Um passeio a Castelo de Vide

Infelizmente, tive de interromper umas miniférias de carnaval em Castelo de Vide, um dos meus destinos favoritos desta época. Mas um dia chegou para algumas notas gastronómicas.

1. Almoçámos numa área de serviço na A6. Cozinha inconcebível e nem sequer barata, ementa banalíssima. Compreendo que não possam ter mais do que dois pratos para escolha, mas não lasanha e filetes. Os restaurantes de estrada são logo uma primeira impressão para os turistas e aquela autoestrada é hoje a porta de entrada para os espanhóis que nos visitam.
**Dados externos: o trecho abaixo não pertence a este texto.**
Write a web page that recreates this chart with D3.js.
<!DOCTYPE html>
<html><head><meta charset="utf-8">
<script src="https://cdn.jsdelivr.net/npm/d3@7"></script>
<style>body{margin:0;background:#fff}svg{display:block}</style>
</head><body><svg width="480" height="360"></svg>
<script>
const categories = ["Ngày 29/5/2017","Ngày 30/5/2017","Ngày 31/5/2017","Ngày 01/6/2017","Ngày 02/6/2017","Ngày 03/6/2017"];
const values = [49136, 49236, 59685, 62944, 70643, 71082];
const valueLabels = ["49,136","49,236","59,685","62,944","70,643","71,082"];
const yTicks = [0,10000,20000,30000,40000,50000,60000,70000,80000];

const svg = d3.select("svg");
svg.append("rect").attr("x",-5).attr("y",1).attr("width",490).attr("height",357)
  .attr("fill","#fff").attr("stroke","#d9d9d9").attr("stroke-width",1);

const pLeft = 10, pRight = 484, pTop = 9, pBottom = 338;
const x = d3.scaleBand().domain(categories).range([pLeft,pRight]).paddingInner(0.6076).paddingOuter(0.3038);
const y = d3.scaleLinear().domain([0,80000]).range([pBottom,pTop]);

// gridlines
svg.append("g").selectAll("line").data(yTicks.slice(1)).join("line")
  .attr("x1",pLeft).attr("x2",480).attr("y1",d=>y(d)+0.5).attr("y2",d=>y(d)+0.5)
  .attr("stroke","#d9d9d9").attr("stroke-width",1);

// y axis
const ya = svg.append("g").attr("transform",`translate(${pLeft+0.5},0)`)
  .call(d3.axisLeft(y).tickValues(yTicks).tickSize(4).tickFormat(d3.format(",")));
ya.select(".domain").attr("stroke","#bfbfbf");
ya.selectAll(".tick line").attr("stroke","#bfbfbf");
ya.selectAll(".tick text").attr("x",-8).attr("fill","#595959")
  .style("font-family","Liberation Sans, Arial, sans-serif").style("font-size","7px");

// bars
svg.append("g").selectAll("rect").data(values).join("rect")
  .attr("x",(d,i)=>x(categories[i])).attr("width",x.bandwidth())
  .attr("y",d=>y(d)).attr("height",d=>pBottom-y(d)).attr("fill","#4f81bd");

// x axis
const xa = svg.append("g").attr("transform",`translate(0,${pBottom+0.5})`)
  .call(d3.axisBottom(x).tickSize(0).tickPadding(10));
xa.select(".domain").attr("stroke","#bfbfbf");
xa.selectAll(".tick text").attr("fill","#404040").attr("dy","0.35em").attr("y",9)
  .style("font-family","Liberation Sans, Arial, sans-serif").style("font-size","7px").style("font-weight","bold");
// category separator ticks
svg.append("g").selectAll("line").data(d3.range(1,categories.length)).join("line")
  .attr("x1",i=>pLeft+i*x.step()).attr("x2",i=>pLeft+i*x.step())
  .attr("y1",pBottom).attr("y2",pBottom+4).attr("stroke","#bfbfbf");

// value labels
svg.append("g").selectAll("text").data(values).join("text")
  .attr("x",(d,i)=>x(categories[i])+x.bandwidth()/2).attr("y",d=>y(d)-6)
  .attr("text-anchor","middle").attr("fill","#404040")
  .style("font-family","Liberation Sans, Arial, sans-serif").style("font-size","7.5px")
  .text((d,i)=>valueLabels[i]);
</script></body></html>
Senhores, em pleno Alentejo, onde tão bem se come, é isto o que se apresenta?! É por isto que conheço pessoas que, indo para o Algarve, fazem um desvio à A2 para ir matar saudades do Canal Caveira.
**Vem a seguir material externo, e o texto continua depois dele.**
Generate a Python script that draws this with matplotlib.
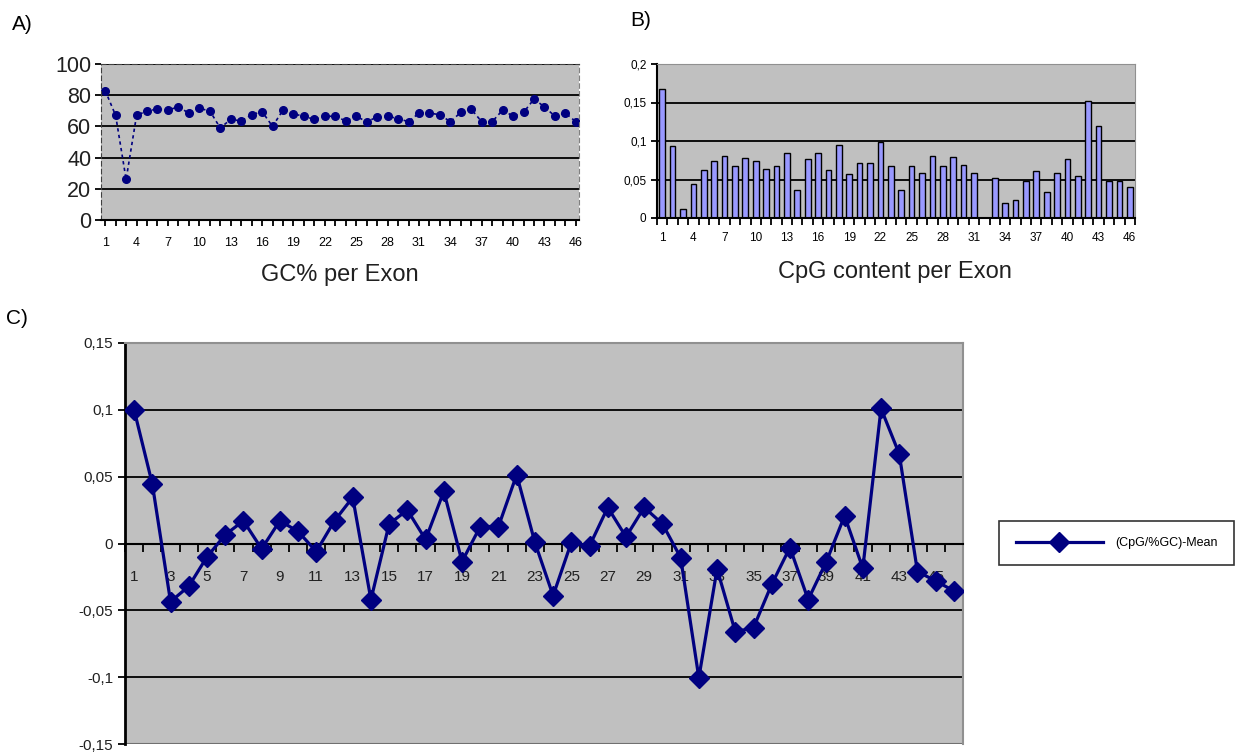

2. Jantar num restaurante que conheço bem, em Castelo de Vide, o D. Pedro V. Sempre lá comi muito bem. É pena que a ementa esteja mudada, com menor amostra da cozinha tradicional, substituída pelos já enjoativos grelhados das várias espécies de carne de porco preto. Ao menos, nesta secção, um bom prato de porco preto estufado com setas (para os que não conhecem, um cogumelo selvagem - ou já será cultivado?).

Confirmei uma coisa que já sabia, que mesmo os mais emblemáticos pratos alentejanos podem variar. Garantiram-me que o ensopado de borrego era genuíno mas, ao contrário do da zona de Évora, estava abundantemente temperado com coentros e faltava-lhe o cravinho, de que gosto muito no ensopado.

Naquela zona, tinha de beber Portalegre. À falta de Tapada de Chaves, o Conventual tinto, que já não provava há bastante tempo, ainda tem uma boa relação qualidade-preço. Surpresa foi a sobremesa, toda de doces alentejanos, mas com forte recomendação na ementa e dada pelo empregado para acompanhamento com Porto, de que havia uma boa escolha, embora com um vintage recente a 4,75 euros.

3. Ontem, o almoço foi menos conseguido, num restaurante mais modesto, o Alentejano. Estranhamente, ao meio dia e meia e quase sem clientes, disseram-me que "já" não havia pezinhos de coentrada, isto dez minutos depois do pedido aceite. Ou nunca houve e deviam ter dito logo, ou então alguma coisa correu mal na cozinha. Em substituição, as migas de batata estavam muito boas mas estragadas por carne frita quase até ficar sola. Desta vez, fui para o Terras de Baco. Já houve tempo em que o bebia frequentemente, mas agora, depois do Conventual, sabe a muito pouco.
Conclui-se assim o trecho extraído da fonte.